Looking at the experience of states that have previously implemented legal adult-use cannabis programs, we can predict fairly well what will happen next: a surge of investment, new businesses, and demand for capital.
Growth in Montana’s cannabis industry will be limited to existing medical marijuana operations until the state begins issuing new licenses to cultivate or sell marijuana in July 2023, which means a handful of businesses will need to scale rapidly to meet statewide demand. Existing cannabis retailers estimate their sales could triple, and future industry growth is inevitable as pandemic-driven sales gains hold steady and access to new capital increases.
A study from the University of Montana Bureau of Business and Economic Research estimates adult-use cannabis sales could reach over $215 million in 2022 and grow to nearly $260 million in just four years.
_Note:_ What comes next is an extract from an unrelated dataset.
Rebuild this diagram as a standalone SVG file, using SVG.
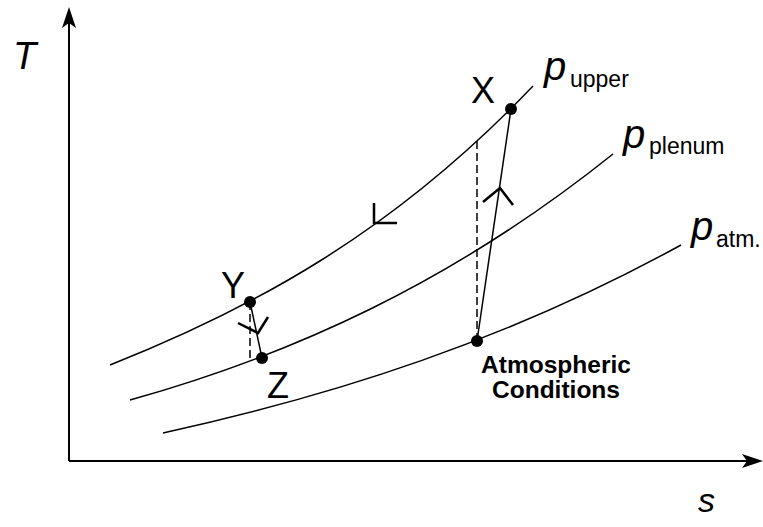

For financial institutions interested in serving cannabis-related businesses (CRBs), the time to act is now.
Compliant banking operations require continuous enhanced due diligence to guard against inherent risks in a tightly regulated industry. Fortunately, a playbook exists to help banks capitalize on new low-cost deposit growth, non-interest income revenue streams, and the potential for earning assets.
There are steps banks interested in serving this market should take right away:
Present a Business Case for Cannabis Banking
Entrepreneurs are not the only ones in need of a cannabis business plan. Financial institutions and their boards must also be grounded in the realities of the cannabis industry and the business problem cannabis banking solves. While many financial institutions want to help local entrepreneurs and improve public safety, they must also have a financial objective to justify taking on the additional risk and effort.
Develop Policies and Procedures
Banks need to be prepared to invest resources into developing the policies and processes necessary to mitigate the risks and meet this industry’s compliance and regulatory requirements. This involves being explicit about the financial institution’s expectations for serving this unique set of customers.
It also includes developing the systems, applications, and processes to vet and onboard potential customers and access critical customer and transaction data. This will help financial institutions ensure funds coming through their doors are from legal channels, and they have a clear line of sight for their CRB customers and associated beneficial owners.
Invest in Compliance Technology and Staff Training
Investing in specialized compliance technology can help banks automate their processes and operate more efficiently. It also allows bank staff to focus their efforts on the highest value activities, such as judgmental decision making, analysis, and customer service.
Banks and their customers should expect to provide a high level of transparency in their interactions. While technology can help improve compliance outcomes, training staff as specialized cannabis bankers is essential to understanding and evaluating customers’ business activity and helping them achieve their business goals.
Be Ready to Scale
As an emerging industry, banks should anticipate ongoing market changes and adapt to remain competitive. The cannabis market has grown significantly since 2020, and more financial institutions will enter the market in the coming years. As cannabis laws change and competition grows, banks should structure their programs to scale with the industry, take advantage of new customer acquisition opportunities, and implement new revenue streams.